ScienceDaily (May 12, 2010) — So often the rare informs the common. Penn

researchers investigating a regulatory protein involved in a rare genetic

disease have shown that it may be related to epileptic and autistic symptoms in

other more common neurological disorders.

A team of researchers from the University of Pennsylvania School of Medicine,

led by B. Crino, MD, PhD, associate professor of Neurology and director of

the Penn Epilepsy Center, demonstrate how mutations in the STRAD-alpha gene can

cause a disease called PMSE (polyhydramnios, megalencephaly, and symptomatic

epilepsy) syndrome, found in a handful of Amish children. PMSE is characterized

by an abnormally large brain, cognitive disability, and severe,

treatment-resistant epilepsy.

Specifically, in an animal model, they found that the lack of the STRAD-alpha

protein due to genetic mutations causes activation of the signaling pathway

involving another protein called mTOR. In humans, this in turn may promote

abnormal cell growth and cognitive problems in the developing brains of

children. STRAD-alpha and mTOR proteins are part of a complex molecular network

implicated in other, more common neurological disorders, many of which have

autism-like symptoms as a component.

" The identification of a new gene that regulates mTOR provides fascinating

insights into how mTOR pathway dysfunction may be associated with neurological

disorders, " says Crino. " Each new mTOR regulatory protein that is identified

provides a new possible therapeutic target for drug development and treatment. "

The research on PMSE -- published in the Journal of Clinical Investigation --

reveals clues about more common neurological disorders characterized by benign

tumors and malformations of the brain, the most common of which is tuberous

sclerosis complex (TSC). The root cause of TSC also lies in mutations in

proteins along the mTOR pathway, however a different protein is affected

compared to PMSE.

" It is quite compelling that TSC, a relatively common disorder, and PMSE, a rare

disorder, are linked by a common cellular pathway, and exhibit similar severe

neurological features, " notes Crino. " In our study, we found that we could

reverse some of the cellular features that result from STRAD-alpha deficiency in

cell culture models of PMSE. This provides important conceptual support for more

widespread treatment approaches that modify mTOR signaling in neurological

disorders associated with epilepsy, autism, and cognitive disability. "

Current estimates place tuberous sclerosis complex-affected births at one in

6,000. Nearly 1 million people worldwide are known to have TSC, with

approximately 50,000 in the United States.

PMSE, on the other had, has only been described in 25 people in Lancaster

County, PA. It's incidence among other Amish populations, let alone the rest of

the country, is unknown. PMSE is also known as pretzel syndrome in the Amish

community, because the lax joints of patients fold over easily. PMSE was

identified in an Amish, or Old Order Mennonite pediatric population in 2007 by

researchers from Penn and the Clinic for Special Children in Lancaster, PA, a

genetic clinic devoted to the needs of the Amish.

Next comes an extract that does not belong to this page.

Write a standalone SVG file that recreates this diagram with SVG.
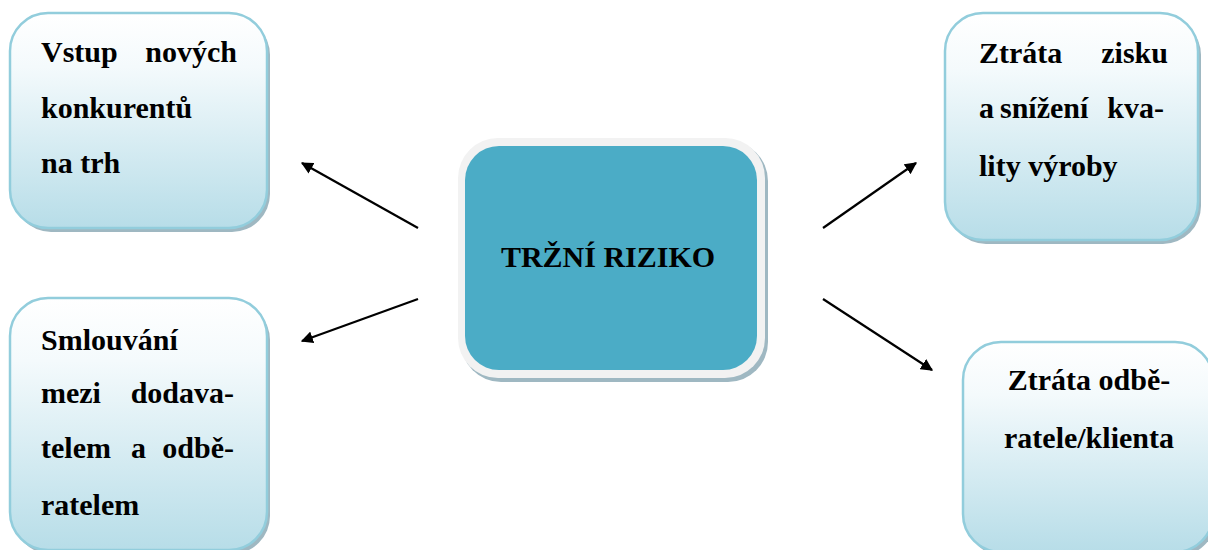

The mTOR pathway normally controls cell growth, but in PMSE uncontrolled mTOR

signaling leads to increases in brain size and areas in which the cerebral

cortex is malformed. To prove this, the researchers knocked down the activity of

the STRAD-alpha protein in a mouse model and caused malformations of the

developing brain. The structure of these malformations was similar to what is

seen in human PMSE and TSC and supports the conclusion that normal brain

development in part depends on normal STRAD-alpha function. Localized brain

malformations are among the most common causes of epilepsy and neurological

disability in children.

This research was funded by the National Institute of Neurological Diseases and

Stroke.

Ksenia Orlova, PhD, a graduate student in the Crino lab and Strauss, MD,

Medical Director at the Clinic for Special Children, were also co-authors on the

JCI paper.